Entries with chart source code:
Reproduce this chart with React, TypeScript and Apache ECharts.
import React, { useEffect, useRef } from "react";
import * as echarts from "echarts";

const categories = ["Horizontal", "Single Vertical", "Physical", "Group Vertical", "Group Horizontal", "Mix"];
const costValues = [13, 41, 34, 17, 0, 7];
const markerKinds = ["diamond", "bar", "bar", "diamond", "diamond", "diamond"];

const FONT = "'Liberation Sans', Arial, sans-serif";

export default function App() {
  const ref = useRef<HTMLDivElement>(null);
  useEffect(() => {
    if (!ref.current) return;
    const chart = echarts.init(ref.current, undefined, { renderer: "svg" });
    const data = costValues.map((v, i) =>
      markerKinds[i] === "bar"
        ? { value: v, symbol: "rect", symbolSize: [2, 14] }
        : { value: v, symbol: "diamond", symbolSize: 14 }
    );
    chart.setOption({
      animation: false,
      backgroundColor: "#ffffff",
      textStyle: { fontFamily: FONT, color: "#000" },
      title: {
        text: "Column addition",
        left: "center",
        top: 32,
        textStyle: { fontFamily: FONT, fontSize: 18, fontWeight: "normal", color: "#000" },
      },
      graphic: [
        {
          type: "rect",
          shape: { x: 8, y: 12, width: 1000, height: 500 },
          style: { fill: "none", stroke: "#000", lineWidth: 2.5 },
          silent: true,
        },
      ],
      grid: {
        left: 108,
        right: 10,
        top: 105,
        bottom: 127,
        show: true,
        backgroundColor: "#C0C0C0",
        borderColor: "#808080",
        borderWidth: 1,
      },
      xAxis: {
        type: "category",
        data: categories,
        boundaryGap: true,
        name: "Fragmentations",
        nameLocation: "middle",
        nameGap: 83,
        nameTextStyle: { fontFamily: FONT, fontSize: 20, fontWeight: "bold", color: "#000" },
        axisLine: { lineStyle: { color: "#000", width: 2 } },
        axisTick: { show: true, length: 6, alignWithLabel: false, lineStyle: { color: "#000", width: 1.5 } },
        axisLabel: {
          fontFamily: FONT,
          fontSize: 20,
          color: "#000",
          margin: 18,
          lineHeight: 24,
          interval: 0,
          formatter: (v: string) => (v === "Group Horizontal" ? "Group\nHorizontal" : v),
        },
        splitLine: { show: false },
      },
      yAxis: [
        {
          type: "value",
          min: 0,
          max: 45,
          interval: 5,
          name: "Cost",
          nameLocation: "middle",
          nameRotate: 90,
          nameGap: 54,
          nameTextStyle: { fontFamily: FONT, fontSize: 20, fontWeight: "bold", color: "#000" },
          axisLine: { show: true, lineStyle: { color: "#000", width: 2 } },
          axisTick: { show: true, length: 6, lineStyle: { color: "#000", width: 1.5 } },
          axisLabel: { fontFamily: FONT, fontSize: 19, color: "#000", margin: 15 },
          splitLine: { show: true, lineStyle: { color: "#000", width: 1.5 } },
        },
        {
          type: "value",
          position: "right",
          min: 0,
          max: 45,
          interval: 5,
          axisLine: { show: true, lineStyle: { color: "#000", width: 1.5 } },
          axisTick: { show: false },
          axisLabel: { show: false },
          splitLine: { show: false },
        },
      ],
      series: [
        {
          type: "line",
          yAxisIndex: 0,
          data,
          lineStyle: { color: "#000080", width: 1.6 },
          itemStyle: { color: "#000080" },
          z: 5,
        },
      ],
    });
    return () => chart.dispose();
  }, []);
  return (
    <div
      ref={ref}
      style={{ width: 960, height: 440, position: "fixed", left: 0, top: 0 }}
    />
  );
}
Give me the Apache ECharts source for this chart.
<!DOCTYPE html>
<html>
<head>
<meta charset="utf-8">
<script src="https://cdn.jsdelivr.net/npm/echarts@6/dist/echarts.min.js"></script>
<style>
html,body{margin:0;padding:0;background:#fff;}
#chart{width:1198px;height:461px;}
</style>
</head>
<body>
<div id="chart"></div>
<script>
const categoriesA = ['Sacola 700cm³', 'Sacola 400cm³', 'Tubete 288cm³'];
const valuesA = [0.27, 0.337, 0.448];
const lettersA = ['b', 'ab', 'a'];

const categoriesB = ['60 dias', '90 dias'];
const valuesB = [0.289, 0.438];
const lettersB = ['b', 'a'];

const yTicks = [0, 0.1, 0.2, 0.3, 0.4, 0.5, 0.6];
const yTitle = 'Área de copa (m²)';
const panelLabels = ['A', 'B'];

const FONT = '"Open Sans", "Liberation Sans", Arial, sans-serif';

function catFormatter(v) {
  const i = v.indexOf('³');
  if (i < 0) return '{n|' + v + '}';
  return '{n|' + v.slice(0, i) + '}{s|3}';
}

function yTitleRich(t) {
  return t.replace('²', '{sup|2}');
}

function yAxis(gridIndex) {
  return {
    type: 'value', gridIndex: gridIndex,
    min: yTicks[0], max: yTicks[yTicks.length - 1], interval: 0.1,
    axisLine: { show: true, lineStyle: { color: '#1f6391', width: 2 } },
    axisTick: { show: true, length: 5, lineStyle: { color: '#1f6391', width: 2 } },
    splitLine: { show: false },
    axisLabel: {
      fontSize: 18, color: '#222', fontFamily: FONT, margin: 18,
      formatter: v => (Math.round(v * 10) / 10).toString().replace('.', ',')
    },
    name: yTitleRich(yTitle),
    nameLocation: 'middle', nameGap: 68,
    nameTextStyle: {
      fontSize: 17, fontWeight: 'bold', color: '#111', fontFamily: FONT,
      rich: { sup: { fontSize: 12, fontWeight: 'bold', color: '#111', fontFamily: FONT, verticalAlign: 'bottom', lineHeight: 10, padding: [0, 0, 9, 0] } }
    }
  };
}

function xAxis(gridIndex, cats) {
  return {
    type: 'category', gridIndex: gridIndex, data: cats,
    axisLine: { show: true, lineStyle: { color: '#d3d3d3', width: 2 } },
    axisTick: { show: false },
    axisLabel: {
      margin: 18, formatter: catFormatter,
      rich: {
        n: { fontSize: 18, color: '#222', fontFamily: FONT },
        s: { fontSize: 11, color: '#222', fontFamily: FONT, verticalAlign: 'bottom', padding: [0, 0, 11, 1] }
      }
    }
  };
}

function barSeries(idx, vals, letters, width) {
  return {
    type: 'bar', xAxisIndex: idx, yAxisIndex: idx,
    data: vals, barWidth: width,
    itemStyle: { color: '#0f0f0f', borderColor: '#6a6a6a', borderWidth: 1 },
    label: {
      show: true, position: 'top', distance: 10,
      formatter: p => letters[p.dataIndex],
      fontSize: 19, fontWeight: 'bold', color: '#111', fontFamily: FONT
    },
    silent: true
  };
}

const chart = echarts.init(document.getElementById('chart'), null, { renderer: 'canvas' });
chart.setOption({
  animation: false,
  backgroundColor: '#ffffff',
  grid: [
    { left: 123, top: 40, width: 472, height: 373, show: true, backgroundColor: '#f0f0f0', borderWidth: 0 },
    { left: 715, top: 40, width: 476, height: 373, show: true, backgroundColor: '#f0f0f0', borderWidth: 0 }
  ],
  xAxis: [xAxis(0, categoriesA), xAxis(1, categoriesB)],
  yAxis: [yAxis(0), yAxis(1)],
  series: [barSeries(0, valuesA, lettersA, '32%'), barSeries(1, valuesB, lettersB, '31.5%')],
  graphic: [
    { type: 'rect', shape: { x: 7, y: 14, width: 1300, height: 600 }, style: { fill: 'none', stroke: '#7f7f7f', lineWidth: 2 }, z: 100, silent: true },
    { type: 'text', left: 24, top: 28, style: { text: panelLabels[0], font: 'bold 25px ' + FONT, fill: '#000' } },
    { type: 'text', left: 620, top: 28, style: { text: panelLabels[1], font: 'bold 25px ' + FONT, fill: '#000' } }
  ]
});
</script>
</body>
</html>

- Task details:
From the first line to the last, retype the data exactly.

- Answer to this exercise:
Reproduce this chart with React, TypeScript and Apache ECharts.
import React, { useEffect, useRef } from "react";
import * as echarts from "echarts";

const categories = ["Horizontal", "Single Vertical", "Physical", "Group Vertical", "Group Horizontal", "Mix"];
const costValues = [13, 41, 34, 17, 0, 7];
const markerKinds = ["diamond", "bar", "bar", "diamond", "diamond", "diamond"];

const FONT = "'Liberation Sans', Arial, sans-serif";

export default function App() {
  const ref = useRef<HTMLDivElement>(null);
  useEffect(() => {
    if (!ref.current) return;
    const chart = echarts.init(ref.current, undefined, { renderer: "svg" });
    const data = costValues.map((v, i) =>
      markerKinds[i] === "bar"
        ? { value: v, symbol: "rect", symbolSize: [2, 14] }
        : { value: v, symbol: "diamond", symbolSize: 14 }
    );
    chart.setOption({
      animation: false,
      backgroundColor: "#ffffff",
      textStyle: { fontFamily: FONT, color: "#000" },
      title: {
        text: "Column addition",
        left: "center",
        top: 32,
        textStyle: { fontFamily: FONT, fontSize: 18, fontWeight: "normal", color: "#000" },
      },
      graphic: [
        {
          type: "rect",
          shape: { x: 8, y: 12, width: 1000, height: 500 },
          style: { fill: "none", stroke: "#000", lineWidth: 2.5 },
          silent: true,
        },
      ],
      grid: {
        left: 108,
        right: 10,
        top: 105,
        bottom: 127,
        show: true,
        backgroundColor: "#C0C0C0",
        borderColor: "#808080",
        borderWidth: 1,
      },
      xAxis: {
        type: "category",
        data: categories,
        boundaryGap: true,
        name: "Fragmentations",
        nameLocation: "middle",
        nameGap: 83,
        nameTextStyle: { fontFamily: FONT, fontSize: 20, fontWeight: "bold", color: "#000" },
        axisLine: { lineStyle: { color: "#000", width: 2 } },
        axisTick: { show: true, length: 6, alignWithLabel: false, lineStyle: { color: "#000", width: 1.5 } },
        axisLabel: {
          fontFamily: FONT,
          fontSize: 20,
          color: "#000",
          margin: 18,
          lineHeight: 24,
          interval: 0,
          formatter: (v: string) => (v === "Group Horizontal" ? "Group\nHorizontal" : v),
        },
        splitLine: { show: false },
      },
      yAxis: [
        {
          type: "value",
          min: 0,
          max: 45,
          interval: 5,
          name: "Cost",
          nameLocation: "middle",
          nameRotate: 90,
          nameGap: 54,
          nameTextStyle: { fontFamily: FONT, fontSize: 20, fontWeight: "bold", color: "#000" },
          axisLine: { show: true, lineStyle: { color: "#000", width: 2 } },
          axisTick: { show: true, length: 6, lineStyle: { color: "#000", width: 1.5 } },
          axisLabel: { fontFamily: FONT, fontSize: 19, color: "#000", margin: 15 },
          splitLine: { show: true, lineStyle: { color: "#000", width: 1.5 } },
        },
        {
          type: "value",
          position: "right",
          min: 0,
          max: 45,
          interval: 5,
          axisLine: { show: true, lineStyle: { color: "#000", width: 1.5 } },
          axisTick: { show: false },
          axisLabel: { show: false },
          splitLine: { show: false },
        },
      ],
      series: [
        {
          type: "line",
          yAxisIndex: 0,
          data,
          lineStyle: { color: "#000080", width: 1.6 },
          itemStyle: { color: "#000080" },
          z: 5,
        },
      ],
    });
    return () => chart.dispose();
  }, []);
  return (
    <div
      ref={ref}
      style={{ width: 960, height: 440, position: "fixed", left: 0, top: 0 }}
    />
  );
}
Give me the Apache ECharts source for this chart.
<!DOCTYPE html>
<html>
<head>
<meta charset="utf-8">
<script src="https://cdn.jsdelivr.net/npm/echarts@6/dist/echarts.min.js"></script>
<style>
html,body{margin:0;padding:0;background:#fff;}
#chart{width:1198px;height:461px;}
</style>
</head>
<body>
<div id="chart"></div>
<script>
const categoriesA = ['Sacola 700cm³', 'Sacola 400cm³', 'Tubete 288cm³'];
const valuesA = [0.27, 0.337, 0.448];
const lettersA = ['b', 'ab', 'a'];

const categoriesB = ['60 dias', '90 dias'];
const valuesB = [0.289, 0.438];
const lettersB = ['b', 'a'];

const yTicks = [0, 0.1, 0.2, 0.3, 0.4, 0.5, 0.6];
const yTitle = 'Área de copa (m²)';
const panelLabels = ['A', 'B'];

const FONT = '"Open Sans", "Liberation Sans", Arial, sans-serif';

function catFormatter(v) {
  const i = v.indexOf('³');
  if (i < 0) return '{n|' + v + '}';
  return '{n|' + v.slice(0, i) + '}{s|3}';
}

function yTitleRich(t) {
  return t.replace('²', '{sup|2}');
}

function yAxis(gridIndex) {
  return {
    type: 'value', gridIndex: gridIndex,
    min: yTicks[0], max: yTicks[yTicks.length - 1], interval: 0.1,
    axisLine: { show: true, lineStyle: { color: '#1f6391', width: 2 } },
    axisTick: { show: true, length: 5, lineStyle: { color: '#1f6391', width: 2 } },
    splitLine: { show: false },
    axisLabel: {
      fontSize: 18, color: '#222', fontFamily: FONT, margin: 18,
      formatter: v => (Math.round(v * 10) / 10).toString().replace('.', ',')
    },
    name: yTitleRich(yTitle),
    nameLocation: 'middle', nameGap: 68,
    nameTextStyle: {
      fontSize: 17, fontWeight: 'bold', color: '#111', fontFamily: FONT,
      rich: { sup: { fontSize: 12, fontWeight: 'bold', color: '#111', fontFamily: FONT, verticalAlign: 'bottom', lineHeight: 10, padding: [0, 0, 9, 0] } }
    }
  };
}

function xAxis(gridIndex, cats) {
  return {
    type: 'category', gridIndex: gridIndex, data: cats,
    axisLine: { show: true, lineStyle: { color: '#d3d3d3', width: 2 } },
    axisTick: { show: false },
    axisLabel: {
      margin: 18, formatter: catFormatter,
      rich: {
        n: { fontSize: 18, color: '#222', fontFamily: FONT },
        s: { fontSize: 11, color: '#222', fontFamily: FONT, verticalAlign: 'bottom', padding: [0, 0, 11, 1] }
      }
    }
  };
}

function barSeries(idx, vals, letters, width) {
  return {
    type: 'bar', xAxisIndex: idx, yAxisIndex: idx,
    data: vals, barWidth: width,
    itemStyle: { color: '#0f0f0f', borderColor: '#6a6a6a', borderWidth: 1 },
    label: {
      show: true, position: 'top', distance: 10,
      formatter: p => letters[p.dataIndex],
      fontSize: 19, fontWeight: 'bold', color: '#111', fontFamily: FONT
    },
    silent: true
  };
}

const chart = echarts.init(document.getElementById('chart'), null, { renderer: 'canvas' });
chart.setOption({
  animation: false,
  backgroundColor: '#ffffff',
  grid: [
    { left: 123, top: 40, width: 472, height: 373, show: true, backgroundColor: '#f0f0f0', borderWidth: 0 },
    { left: 715, top: 40, width: 476, height: 373, show: true, backgroundColor: '#f0f0f0', borderWidth: 0 }
  ],
  xAxis: [xAxis(0, categoriesA), xAxis(1, categoriesB)],
  yAxis: [yAxis(0), yAxis(1)],
  series: [barSeries(0, valuesA, lettersA, '32%'), barSeries(1, valuesB, lettersB, '31.5%')],
  graphic: [
    { type: 'rect', shape: { x: 7, y: 14, width: 1300, height: 600 }, style: { fill: 'none', stroke: '#7f7f7f', lineWidth: 2 }, z: 100, silent: true },
    { type: 'text', left: 24, top: 28, style: { text: panelLabels[0], font: 'bold 25px ' + FONT, fill: '#000' } },
    { type: 'text', left: 620, top: 28, style: { text: panelLabels[1], font: 'bold 25px ' + FONT, fill: '#000' } }
  ]
});
</script>
</body>
</html>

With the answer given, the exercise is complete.